Ok, nobody panic – I havn’t taken up reading the classics (though, honestly, I would love to read more classics, but I just seem to never get to them!). Rather, I’ve been thinking about the way we sometimes go into a book with particular expectations, and the impact this can have on our reading experiences.
The thing that got me thinking about this was Whistle in the Dark, by Emma Healey, which we read for book club at my local Harry Hartog this month and met to discuss last night. At the start of our discussion almost everyone said this had been a bit of a disappointing read, and as we talked about what it was we didn’t like it became evident that most of us had read this thinking it was a psychological thriller. I’m not going get too spoilery here , (and stop after the blurb if you don’t want to know any more about it at all), but I definitely think this is better described as a domestic drama. The writing is lovely and easy to read, and I think it paints a pretty good picture of how a family might deal with the stress of a dramatic event (the book opens with the teenage daughter having just been found after she was missing for several days) on top of the usual (sometimes tricky) family dynamics.
Here’s what the blurb on the back cover tells us:
When I read Whistle on the Dark I definitely spent quite a bit of time, in the back of my mind, thinking about what the ‘big twist’ was going to be, and when it was going to come alone. I had kind of expected to be reading this on the edge of my seat, holding my breath while I worried about whether everyone was going to be okay, and I was definitely waiting for something sinister to come along at any minute. It was like my brain was confused that the story unfolding before me wasn’t fitting into the shape I wanted from a thriller. It was interesting to hear at book club that a lot of people felt similar things – that they were waiting for something big to happen, and for all the clues (red herrings) planted along the way to come together – and that overall people seemed to feel more positively about the book after we discussed it.
Personally, I definitely felt like the ‘disappointing’ bits of my experience when reading this came from the expectations I had for it to be twisty/thriller-y. Interestingly (I think), I can’t actually figure out why I thought it was a thriller in the first place. As you can see from above, it is clear in the blurb that the daughter is home, and there is nothing on the cover that says says anything like “perfect for fans of Gone Girl” (you know, the sort of marketing blurb we’re seeing lately). The word ‘dark’ in the title sounds a bit sinister (although I learned at book club that ‘to whistle in the dark’ is an expression) and there are birds on the cover (I’m on team ‘birds are creepy’ all the way), but I really couldn’t say what made me so sure I was picking up a thriller when I started.

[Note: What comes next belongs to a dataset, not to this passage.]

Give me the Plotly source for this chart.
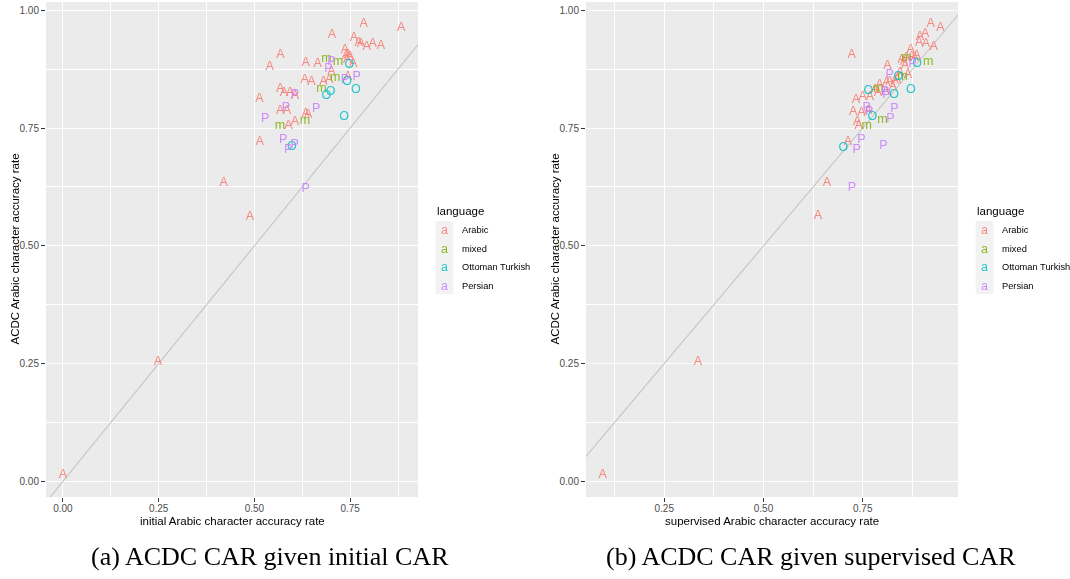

I think I probably would have enjoyed reading this more if I hadn’t had any expectations (or, perhaps if I hadn’t had the wrong expectation!) We talked a little bit last night about the sorts of ways you can find your preconceptions changing the reading experience you have with a book – for instance if a book has been really hyped it can feel like a bit of a let down if you don’t love it as much as everyone else, or – particularly in kids/YA – when something you’re reading ends up being written for perhaps a younger audience than you had thought (or than it is being marketed for). In general I’m pretty good at avoiding developing a view on how something will be before i read it – I tend to let those really buzzy books cool down a bit before I get into them, and doing so much reading on my kindle has sort of got me out the habit of looking at back covers – but it is something that I think is so interesting that I’ll probably be more conscious of it in the future.

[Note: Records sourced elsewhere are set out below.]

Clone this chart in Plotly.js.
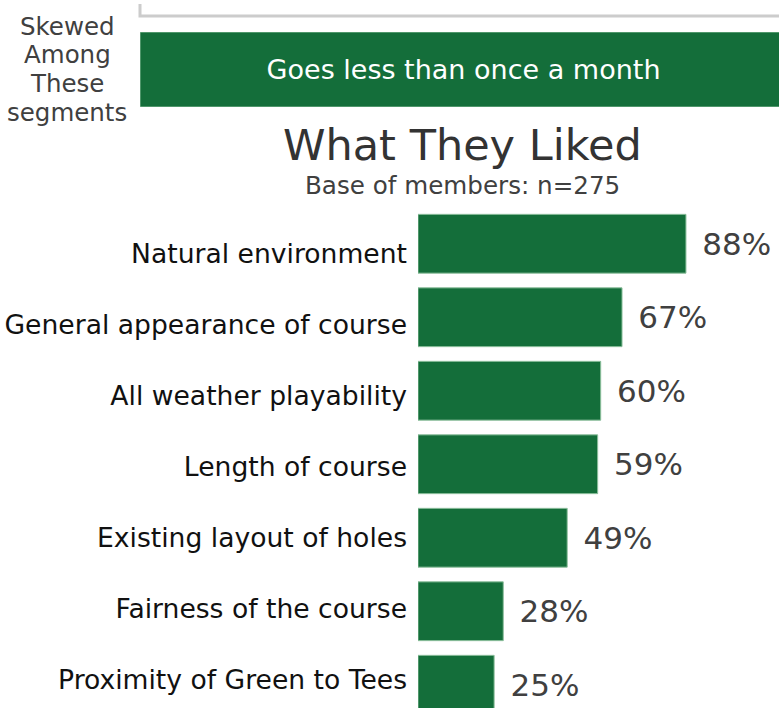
<!DOCTYPE html>
<html>
<head>
<meta charset="utf-8">
<script src="https://cdn.plot.ly/plotly-3.0.1.min.js"></script>
<style>html,body{margin:0;padding:0;background:#fff;}#chart{width:779px;height:708px;}</style>
</head>
<body>
<div id="chart"></div>
<script>
// Data
const categories = [
  "Natural environment",
  "General appearance of course",
  "All weather playability",
  "Length of course",
  "Existing layout of holes",
  "Fairness of the course",
  "Proximity of Green to Tees"
];
const values = [88, 67, 60, 59, 49, 28, 25];
const segmentLabel = ["Goes less than once a month"];
const segmentValue = [100];
const sideLabelLines = ["Skewed", "Among", "These", "segments"];
const titleText = "What They Liked";
const subtitleText = "Base of members: n=275";

const FONT = "DejaVu Sans, Verdana, sans-serif";
const GREEN = "#146e3a";
const EDGE = "#8cbf9c";
const W = 779, H = 708;
const px = v => v / W;
const py = v => 1 - v / H;

// label rows are spaced slightly tighter than the bars in the original
const BAR_STEP = 73.5, LABEL_STEP = 71, FIRST_BAR = 243.5, FIRST_LABEL = 253;
const labelPos = categories.map((c, i) => (FIRST_LABEL + LABEL_STEP * i - FIRST_BAR) / BAR_STEP);

const traces = [
  {
    type: "bar",
    orientation: "h",
    x: values,
    y: categories.map((c, i) => i),
    width: 0.8,
    marker: {color: GREEN, line: {color: EDGE, width: 1}},
    text: values.map(v => "\u2004\u200A" + v + "%"),
    textposition: "outside",
    textfont: {family: FONT, size: 31, color: "#404040"},
    cliponaxis: false,
    hoverinfo: "skip",
    xaxis: "x",
    yaxis: "y"
  },
  {
    type: "bar",
    orientation: "h",
    x: segmentValue,
    y: [0],
    width: 1,
    marker: {color: GREEN, line: {color: EDGE, width: 1}},
    text: segmentLabel,
    textposition: "inside",
    insidetextanchor: "middle",
    textfont: {family: FONT, size: 27, color: "#ffffff"},
    hoverinfo: "skip",
    xaxis: "x2",
    yaxis: "y2"
  }
];

const annotations = sideLabelLines.map((t, i) => ({
  text: t,
  xref: "paper", yref: "paper",
  x: px(67), y: py(26 + i * 28.7),
  xanchor: "center", yanchor: "middle",
  showarrow: false,
  font: {family: FONT, size: 24.5, color: "#404040"}
}));
annotations.push({
  text: titleText, xref: "paper", yref: "paper",
  x: px(463), y: py(145), xanchor: "center", yanchor: "middle",
  showarrow: false, font: {family: FONT, size: 43, color: "#333333"}
});
annotations.push({
  text: subtitleText, xref: "paper", yref: "paper",
  x: px(463), y: py(185), xanchor: "center", yanchor: "middle",
  showarrow: false, font: {family: FONT, size: 24.6, color: "#404040"}
});

const layout = {
  width: W, height: H,
  margin: {l: 0, r: 0, t: 0, b: 0, pad: 0},
  paper_bgcolor: "#ffffff",
  plot_bgcolor: "#ffffff",
  showlegend: false,
  font: {family: FONT},
  xaxis: {
    domain: [px(418), 1],
    range: [0, (W - 418) / 3.045],
    visible: false,
    fixedrange: true
  },
  yaxis: {
    domain: [0, py(207)],
    range: [-0.5 + 501 / BAR_STEP, -0.5],
    tickmode: "array",
    tickvals: labelPos,
    ticktext: categories,
    ticks: "",
    showgrid: false,
    zeroline: false,
    showline: false,
    ticklabelstandoff: 10,
    tickfont: {family: FONT, size: 26.6, color: "#111111"},
    fixedrange: true
  },
  xaxis2: {
    domain: [px(140), 1],
    range: [0, 98.75],
    visible: false,
    anchor: "y2",
    fixedrange: true
  },
  yaxis2: {
    domain: [py(107), py(32)],
    range: [-0.5, 0.5],
    visible: false,
    anchor: "x2",
    fixedrange: true
  },
  shapes: [
    {
      type: "path",
      xref: "paper", yref: "paper",
      path: `M ${px(140)},${py(4)} L ${px(140)},${py(16)} L 1,${py(16)}`,
      line: {color: "#cccccc", width: 3}
    }
  ],
  annotations: annotations
};

Plotly.newPlot("chart", traces, layout, {displayModeBar: false, staticPlot: true});
</script>
</body>
</html>
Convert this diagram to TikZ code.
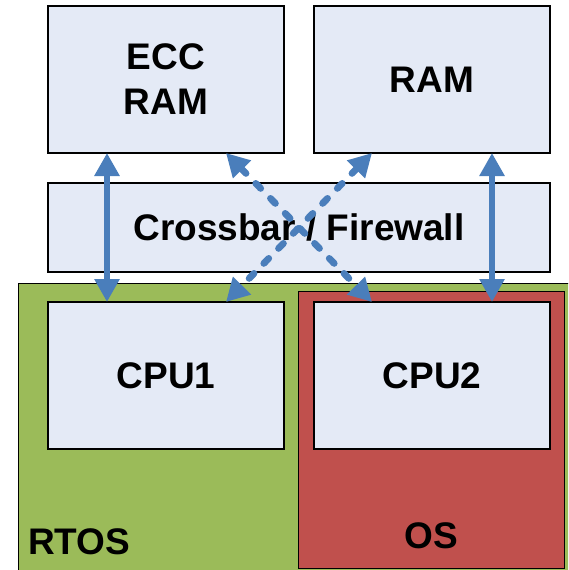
\documentclass[tikz,border=0pt]{standalone}
\usepackage{fontspec}
\setmainfont{Liberation Sans}
\usetikzlibrary{arrows.meta}
\definecolor{boxfill}{HTML}{E4EAF6}
\definecolor{linkblue}{HTML}{4A7EBB}
\definecolor{rtosgreen}{HTML}{9BBB59}
\definecolor{osred}{HTML}{C0504D}
\tikzset{
  unit/.style={draw=black, line width=1.2pt, fill=boxfill, inner sep=0pt, outer sep=0pt,
    anchor=north west, font=\fontsize{37}{45}\selectfont\bfseries, align=center},
  zone/.style={draw=black, line width=1pt, inner sep=0pt, outer sep=0pt, anchor=north west},
  zonelabel/.style={inner sep=0pt, font=\fontsize{37}{45}\selectfont\bfseries},
  link/.style={draw=linkblue, line width=6.8pt,
    {Triangle[width=24pt,length=23pt]}-{Triangle[width=24pt,length=23pt]}},
  dashlink/.style={link, line cap=round, dash pattern=on 7pt off 14pt}
}
\begin{document}
\begin{tikzpicture}[x=1pt, y=-1pt]
  \useasboundingbox (0,0) rectangle (568,570);
  \clip (0,0) rectangle (568,570);
  % operating system domains
  \node[zone, fill=rtosgreen, minimum width=552, minimum height=300] (rtos) at (18,283) {};
  \node[zone, fill=osred, minimum width=266, minimum height=277] (os) at (298,291) {};
  \node[zonelabel, anchor=base west] (rtoslabel) at (28,554) {RTOS};
  \node[zonelabel, anchor=base] (oslabel) at (431,548) {OS};
  % memories, interconnect and cores
  \node[unit, minimum width=236, minimum height=147] (ecc) at (48,6) {ECC\\RAM};
  \node[unit, minimum width=236, minimum height=147] (ram) at (314,6) {RAM};
  \node[unit, minimum width=502, minimum height=89] (xbar) at (48,183) {Crossbar / Firewall};
  \node[unit, minimum width=236, minimum height=147] (cpu1) at (48,302) {CPU1};
  \node[unit, minimum width=236, minimum height=147] (cpu2) at (314,302) {CPU2};
  % private paths
  \draw[link] ([xshift=-59pt]ecc.south) -- ([xshift=-59pt]cpu1.north);
  \draw[link] ([xshift=60pt]ram.south) -- ([xshift=60pt]cpu2.north);
  % shared paths through the crossbar
  \draw[dashlink] ([xshift=60pt]ecc.south) -- ([xshift=-60pt]cpu2.north);
  \draw[dashlink] ([xshift=-60pt]ram.south) -- ([xshift=60pt]cpu1.north);
\end{tikzpicture}
\end{document}
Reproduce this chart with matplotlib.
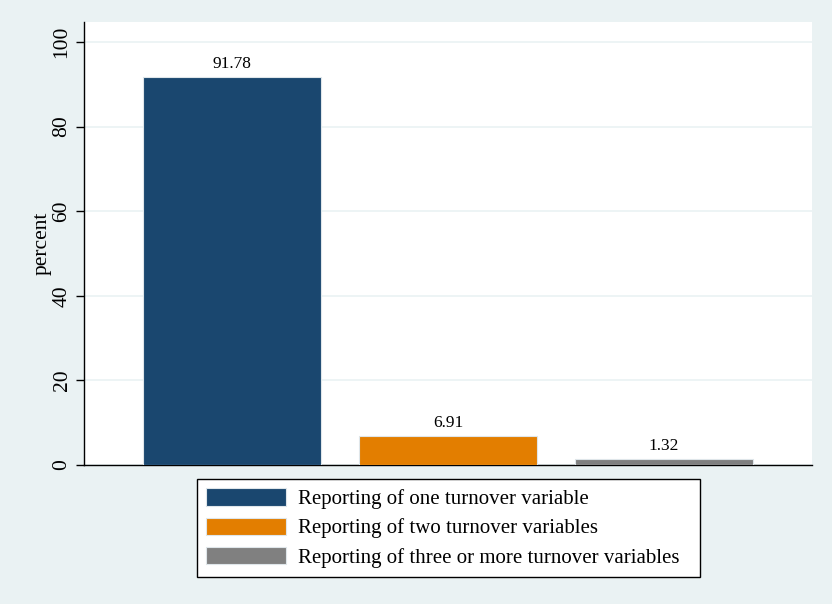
import numpy as np
import matplotlib.pyplot as plt

# category labels and shares (percent)
labels = ['Reporting of one turnover variable',
          'Reporting of two turnover variables',
          'Reporting of three or more turnover variables']
values = [91.78, 6.91, 1.32]
colors = ['#1a476f', '#e37e00', '#808080']

bg = '#eaf2f3'
plt.rcParams['font.family'] = ['Liberation Serif', 'DejaVu Serif']

fig = plt.figure(figsize=(8.32, 6.04), dpi=100, facecolor=bg)
ax = fig.add_axes([84/832, 1 - 465/604, 728/832, 443/604])
ax.set_facecolor('white')

x = np.arange(len(values))
bars = ax.bar(x, values, width=0.824, color=colors, edgecolor='#dfe6ea',
              linewidth=0.8, label=labels, zorder=3)
for xi, v in zip(x, values):
    ax.text(xi, v + 1.2, f'{v:.2f}', ha='center', va='bottom', fontsize=12.5)

ax.set_xlim(-0.685, 2.685)
ax.set_ylim(0, 104.7)
ax.set_yticks([0, 20, 40, 60, 80, 100])
ax.set_yticklabels(['0', '20', '40', '60', '80', '100'], rotation=90, va='center')
ax.tick_params(axis='y', labelsize=15.5, length=6, width=1, pad=3)
ax.set_xticks([])
ax.grid(axis='y', color=bg, linewidth=1.2, zorder=0)
ax.set_ylabel('percent', fontsize=15.5, labelpad=0.5)

for s in ['top', 'right']:
    ax.spines[s].set_visible(False)
ax.spines['left'].set_linewidth(1)
ax.spines['bottom'].set_linewidth(1)

leg = fig.legend(handles=bars, labels=labels, loc='center', mode='expand',
                 bbox_to_anchor=(197/832, 1 - 577/604, 503/832, 98/604), ncol=1,
                 fontsize=15, frameon=True, fancybox=False, framealpha=1,
                 facecolor='white',
                 handlelength=3.8, handleheight=0.9, handletextpad=0.6,
                 labelspacing=0.4, borderpad=0.45, borderaxespad=0)
leg.get_frame().set_edgecolor('black')
leg.get_frame().set_linewidth(1)

plt.savefig('out.png', dpi=100, facecolor=bg)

Something else I thought was super interesting from our book club meeting, that I might talk about a bit more another time, is the fact that the discussion of the book seemed to enhance most people’s experience with the book – overall we seemed to walk away with a more positive feeling about it than when we each had read it (yay book club and bookish chats!). This was certainly the case for me – I had rated this one 2.5/5 stars (which means it was ok – I didn’t regret reading it or the time I spent on it, but I’m not sure i’d pick it up again) to 3/5 stars. Based on my experience with this one I would pick up Emma Healey’s first book, and I’d be really interested to know more about what she would like readers to have taken away from this. There was some pretty excellent social commentary on here, especially in terms of social media, and – like I said above – the writing was fun and easy to get through. The way the narrative was split into little almost vignette-y chapters was clever – it felt a bit frantic and I thought she did a remarkable job of putting me in Jen’s mind.
Next month we’re reading Emily O’Grady’s The Yellow House – about which I know NOTHING, except that it is the winner of the 2018 Australia/Vogel’s Literary award, and I’m hoping to read in the next week or so.
I’d love to know if you’ve read Whistle in the Dark and what you thought of it! Or if there’s been a time where you’ve kind of ruined a book for yourself because of your expectations!